My editor was head-of-house, and he was also spearheading the bookseller outreach. He sent a follow-up e-mail, asking for bookseller comments. “Why do you suppose I haven’t heard from anyone?” he asked me.

“Booksellers assume most books aren’t worth their reading time. Plus, they are worried about what they’ll say if they run into me. If they don’t read it, they won’t have to pretend they thought it was good.”

“But it is good!”

“I think you need to call the bookstore owners you know, and personally assure them that the book does not suck.”

“You were right,” he told me, after he’d made a handful of calls. “So I asked them to read just the first two pages. Anyone who reads that opening will want to read the whole book.”

Then, it was my turn to worry about what I’d say when I ran into the booksellers—my clients, and my colleagues, who—if they did read past page two—would learn things about me that I would never, ever have told them in the course of our doing business together.

“I always thought you were a private person,” said one long-time client who had become a friend. She was surprised that I would reveal myself in memoir.

She’s right: I am a private person. But I am also a writer. And I believe that a writer’s job is to seek and speak the truth. I didn’t write that first book to invite comment, speculation and advice about my love life. For me, Cottage for Sale was an adventure story filled with a cast of characters I couldn’t leave unwritten. The year that I wrote about was a year—perhaps more than any other—when I wished for romance, for partnership, even for marriage. In the room that is the writer’s room, I was compelled to admit this truth.

Outside that room—in the larger world, where books are published and sold, I was horrified by my lack of discretion. Again, I wished I were a dentist. Or someone far, far outside this small-world business of books.

I should have known that publishing my book would require the same kind of detachment that I had exercised in writing it.
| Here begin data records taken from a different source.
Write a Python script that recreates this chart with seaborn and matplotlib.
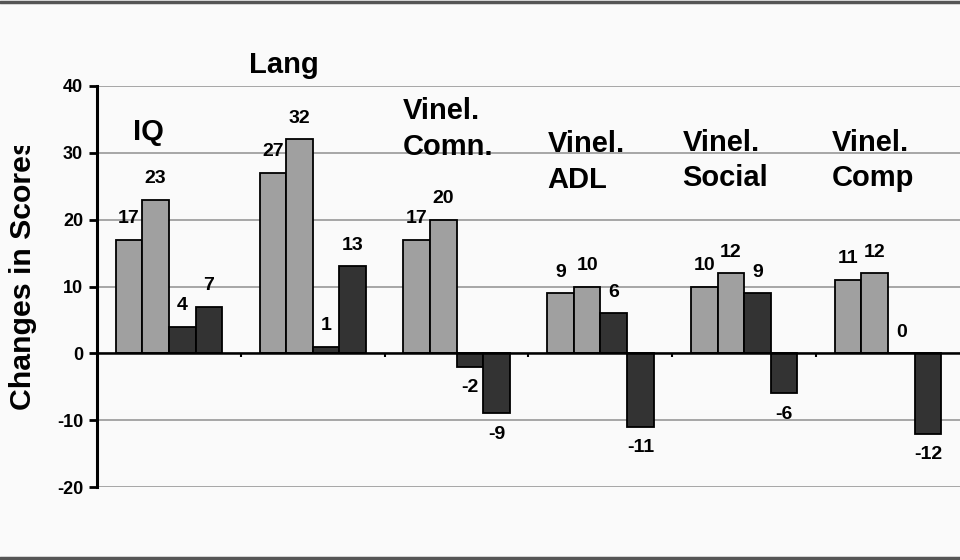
import matplotlib
matplotlib.use("Agg")
import matplotlib.pyplot as plt
import seaborn as sns
import pandas as pd
from matplotlib.lines import Line2D
from matplotlib.transforms import Bbox, TransformedBbox

# ---- data ----
groups = ["IQ", "Lang", "Vinel.\nComn.", "Vinel.\nADL", "Vinel.\nSocial", "Vinel.\nComp"]
series = ["S1", "S2", "S3", "S4"]
s1 = [17, 27, 17, 9, 10, 11]
s2 = [23, 32, 20, 10, 12, 12]
s3 = [4, 1, -2, 6, 9, 0]
s4 = [7, 13, -9, -11, -6, -12]
yticks = [-20, -10, 0, 10, 20, 30, 40]
ylabel = "Changes in Scores"

# ---- layout / style ----
light = "#a0a0a0"
dark = "#333333"
palette = {"S1": light, "S2": light, "S3": dark, "S4": dark}
label_dx = [-0.25, -0.444, -0.375, -0.368, -0.43, -0.39]
label_top = [35.2, 45.2, 38.3, 33.4, 33.6, 33.6]
bg = "#fafafa"

rows = []
for name, vals in zip(series, [s1, s2, s3, s4]):
    for g, v in zip(groups, vals):
        rows.append({"group": g, "series": name, "value": v})
df = pd.DataFrame(rows)

sns.set_theme(style="white")
plt.rcParams["font.family"] = ["Liberation Sans", "DejaVu Sans"]
plt.rcParams["font.weight"] = "bold"
plt.rcParams["text.color"] = "black"
plt.rcParams["ytick.color"] = "black"
plt.rcParams["xtick.color"] = "black"
plt.rcParams["ytick.labelcolor"] = "black"

fig = plt.figure(figsize=(9.6, 5.6), dpi=100, facecolor=bg)
ax = fig.add_axes([97 / 960, 1 - 487 / 560, 1 - 97 / 960, (487 - 86) / 560])
ax.set_facecolor(bg)

sns.barplot(data=df, x="group", y="value", hue="series", order=groups,
            hue_order=series, palette=palette, width=0.74, gap=0,
            edgecolor="black", linewidth=1.3, saturation=1, legend=False,
            errorbar=None, ax=ax, zorder=3)

ax.set_xlim(-0.5, len(groups) - 0.5)
ax.set_ylim(yticks[0], yticks[-1])
ax.set_yticks(yticks)
ax.set_yticklabels([str(t) for t in yticks], fontsize=13, fontweight="bold",
                   color="black")
ax.set_xticks([i + 0.5 for i in range(len(groups) - 1)])
ax.set_xticklabels([""] * (len(groups) - 1))
ax.set_xlabel("")
ax.set_ylabel("")

ax.yaxis.grid(True, color="#8f8f8f", linewidth=1.1, zorder=0)
ax.xaxis.grid(False)
ax.set_axisbelow(True)

for s in ["top", "right"]:
    ax.spines[s].set_visible(False)
ax.spines["left"].set_color("black")
ax.spines["left"].set_linewidth(2.2)
ax.spines["bottom"].set_position(("data", 0))
ax.spines["bottom"].set_color("black")
ax.spines["bottom"].set_linewidth(1.8)
ax.spines["bottom"].set_zorder(4)
ax.tick_params(axis="y", direction="out", length=6, width=2, color="black", pad=4,
               left=True)
ax.tick_params(axis="x", direction="out", length=3, width=1.5, color="black",
               bottom=True)

for c in ax.containers:
    ax.bar_label(c, fmt="%g", padding=9, fontsize=14, fontweight="bold",
                 color="black")

for i, g in enumerate(groups):
    ax.text(i + label_dx[i], label_top[i], g, ha="left", va="top",
            fontsize=21, fontweight="bold", linespacing=1.35, clip_on=False,
            color="black")

yl = fig.text(23 / 960, 1 - 274 / 560, ylabel, rotation=90, ha="center",
              va="center", fontsize=21.8, fontweight="bold", color="black")
yl.set_clip_box(TransformedBbox(Bbox([[0, 0], [1, 1 - 146 / 560]]), fig.transFigure))
yl.set_clip_on(True)

for yy in [1 - 1.5 / 560, 1 - 557.5 / 560]:
    fig.add_artist(Line2D([0, 1], [yy, yy], transform=fig.transFigure,
                          color="#555555", linewidth=2.5))

fig.savefig("out.png", dpi=100, facecolor=bg)
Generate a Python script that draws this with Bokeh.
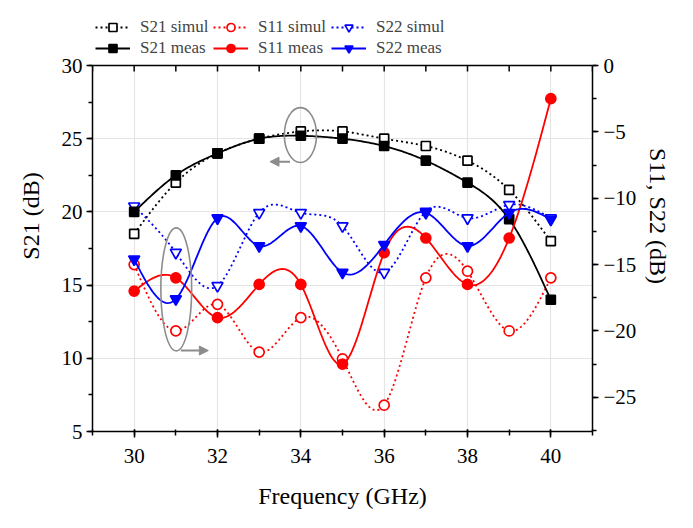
import numpy as np
from bokeh.plotting import figure
from bokeh.models import (Range1d, LinearAxis, SingleIntervalTicker, Legend,
                          LegendItem, Arrow, NormalHead, BoxAnnotation, Span)
from bokeh.embed import file_html
from bokeh.resources import INLINE

freq = [30, 31, 32, 33, 34, 35, 36, 37, 38, 39, 40]
s21_simul = [18.5, 22.0, 24.0, 25.0, 25.5, 25.5, 25.0, 24.5, 23.5, 21.5, 18.0]
s21_meas = [20.0, 22.5, 24.0, 25.0, 25.2, 25.0, 24.5, 23.5, 22.0, 19.5, 14.0]
s11_simul = [-15.0, -20.0, -18.0, -21.6, -19.0, -22.1, -25.6, -16.0, -15.5, -20.0, -16.0]
s11_meas = [-17.0, -16.0, -19.0, -16.5, -16.5, -22.5, -14.1, -13.0, -16.5, -13.0, -2.5]
s22_simul = [-10.6, -14.1, -16.6, -11.1, -11.1, -12.1, -15.6, -11.0, -11.5, -10.5, -11.5]
s22_meas = [-14.6, -17.6, -11.5, -13.6, -12.1, -15.6, -13.5, -11.1, -13.6, -11.1, -11.6]
top_ticks = list(range(29, 42))

# axis extents (value ranges shown by the axes)
X0, X1 = 29, 41
L0, L1 = 5, 30
R0, R1 = -27.58, 0


def nat_spline(x, y, num=25):
    x = np.asarray(x, float)
    y = np.asarray(y, float)
    n = len(x)
    h = np.diff(x)
    A = np.zeros((n, n))
    b = np.zeros(n)
    A[0, 0] = 1
    A[-1, -1] = 1
    for i in range(1, n - 1):
        A[i, i - 1] = h[i - 1]
        A[i, i] = 2 * (h[i - 1] + h[i])
        A[i, i + 1] = h[i]
        b[i] = 6 * ((y[i + 1] - y[i]) / h[i] - (y[i] - y[i - 1]) / h[i - 1])
    M = np.linalg.solve(A, b)
    xs, ys = [], []
    for i in range(n - 1):
        t = np.linspace(x[i], x[i + 1], num, endpoint=(i == n - 2))
        a = x[i + 1] - t
        c = t - x[i]
        s = (M[i] * a ** 3 / (6 * h[i]) + M[i + 1] * c ** 3 / (6 * h[i])
             + (y[i] / h[i] - M[i] * h[i] / 6) * a
             + (y[i + 1] / h[i] - M[i + 1] * h[i] / 6) * c)
        xs.extend(t.tolist())
        ys.extend(s.tolist())
    return xs, ys


FONT = "Liberation Serif"
GRAY = "#8c8c8c"

# frame spans the plot box (366 px) plus a 65 px strip above it for the legend
BOX_H, TOP_H = 366.0, 65.0
l_end = L1 + TOP_H * (L1 - L0) / BOX_H
r_end = R1 + TOP_H * (R1 - R0) / BOX_H

p = figure(width=693, height=528, output_backend="svg", toolbar_location=None,
           x_range=Range1d(X0, X1), y_range=Range1d(L0, l_end),
           min_border_left=92, min_border_right=101, min_border_top=0,
           min_border_bottom=97, x_axis_location=None, y_axis_location=None)
p.extra_y_ranges = {"r": Range1d(R0, r_end)}
p.outline_line_color = None
p.background_fill_color = "white"


def style_axis(ax, size="21px"):
    ax.axis_line_width = 1.5
    ax.axis_line_color = "black"
    ax.major_tick_line_width = 1.5
    ax.minor_tick_line_width = 1.5
    ax.major_tick_line_color = "black"
    ax.minor_tick_line_color = "black"
    ax.major_label_text_font = FONT
    ax.major_label_text_font_size = size
    ax.major_label_text_color = "black"
    ax.axis_label_text_font = FONT
    ax.axis_label_text_font_size = "24px"
    ax.axis_label_text_font_style = "normal"
    ax.axis_label_text_color = "black"


xax = LinearAxis(ticker=SingleIntervalTicker(interval=2, num_minor_ticks=2),
                 axis_label="Frequency (GHz)")
style_axis(xax)
xax.major_tick_out = 6
xax.major_tick_in = 2
xax.minor_tick_out = 4
xax.minor_tick_in = 2
xax.major_label_standoff = 11
xax.axis_label_standoff = 17
p.add_layout(xax, "below")

yax = LinearAxis(ticker=SingleIntervalTicker(interval=5, num_minor_ticks=2),
                 axis_label="S21 (dB)", bounds=(L0, L1))
style_axis(yax)
yax.major_tick_out = 6
yax.major_tick_in = 0
yax.minor_tick_out = 4
yax.minor_tick_in = 0
yax.major_label_standoff = 4
yax.axis_label_standoff = 15
p.add_layout(yax, "left")

rax = LinearAxis(y_range_name="r",
                 ticker=SingleIntervalTicker(interval=5, num_minor_ticks=2),
                 axis_label="S11, S22 (dB)", bounds=(R0, R1))
style_axis(rax)
rax.major_tick_out = 6
rax.major_tick_in = 0
rax.minor_tick_out = 4
rax.minor_tick_in = 0
rax.major_label_standoff = 5
rax.axis_label_standoff = 6
p.add_layout(rax, "right")

p.xgrid.ticker = xax.ticker
p.ygrid.ticker = yax.ticker
p.xgrid.grid_line_color = "#e4e4e4"
p.ygrid.grid_line_color = "#e4e4e4"
p.xgrid.grid_line_width = 1.2
p.ygrid.grid_line_width = 1.2

# blank strip above the plot box (hides grid lines there)
p.add_layout(BoxAnnotation(bottom=L1, fill_color="white", fill_alpha=1,
                           line_alpha=0, level="underlay"))
# top border of the plot box with inward ticks
p.add_layout(Span(location=L1, dimension="width", line_color="black",
                  line_width=1.5))
tick_len = 6 * (L1 - L0) / BOX_H
p.segment(x0=top_ticks, y0=[L1] * len(top_ticks), x1=top_ticks,
          y1=[L1 - tick_len] * len(top_ticks), line_color="black",
          line_width=1.5)

series = [
    ("S21 simul", s21_simul, "black", "square", True, "default"),
    ("S11 simul", s11_simul, "red", "circle", True, "r"),
    ("S22 simul", s22_simul, "blue", "inverted_triangle", True, "r"),
    ("S21 meas", s21_meas, "black", "square", False, "default"),
    ("S11 meas", s11_meas, "red", "circle", False, "r"),
    ("S22 meas", s22_meas, "blue", "inverted_triangle", False, "r"),
]

items = []
for name, vals, col, mk, is_sim, rng in series:
    sx, sy = nat_spline(freq, vals)
    dash = "2 3" if is_sim else "solid"
    ln = p.line(sx, sy, line_color=col, line_width=1.8, line_dash=dash,
                y_range_name=rng)
    size = {"square": 9, "circle": 10, "inverted_triangle": 11}[mk]
    sc = p.scatter(freq, vals, marker=mk, size=size, line_color=col,
                   fill_color=("white" if is_sim else col), line_width=1.7,
                   y_range_name=rng)
    items.append(LegendItem(label=name, renderers=[ln, sc]))

# gray annotation ellipses and arrows
p.ellipse(x=[33.99], y=[25.25], width=0.77, height=3.75, fill_alpha=0,
          line_color=GRAY, line_width=1.6)
p.ellipse(x=[31.01], y=[14.71], width=0.74, height=8.4, fill_alpha=0,
          line_color=GRAY, line_width=1.6)
p.add_layout(Arrow(end=NormalHead(size=9, fill_color=GRAY, line_color=GRAY),
                   x_start=33.74, y_start=23.43, x_end=33.26, y_end=23.43,
                   line_color=GRAY, line_width=2))
p.add_layout(Arrow(end=NormalHead(size=9, fill_color=GRAY, line_color=GRAY),
                   x_start=31.12, y_start=10.53, x_end=31.78, y_end=10.53,
                   line_color=GRAY, line_width=2))


def make_legend(its, loc):
    return Legend(items=its, orientation="horizontal", location=loc,
                  margin=0, padding=0, spacing=0,
                  glyph_width=35, glyph_height=20, label_height=20,
                  label_width=73, label_standoff=10,
                  label_text_font=FONT, label_text_font_size="17px",
                  border_line_alpha=0, background_fill_alpha=0)


p.add_layout(make_legend(items[:3], (3, 394)))
p.add_layout(make_legend(items[3:], (3, 373)))

open("out.html", "w").write(file_html(p, INLINE))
I maintain a Chinese wall between my writing work and my consulting work. Keenly aware of great books—and filled with backroom knowledge of not-so-great books that are published and pushed to bestsellerdom—I am rendered wordless. To write, I must depart that known world. I retreat to a physical space that is separate from my office, where I conduct book business—and also to a magical place apart.

That’s where I wrote my second book. By the time that one was published, I no longer wished I were a dentist. No, by then—I was thinking: ballerina.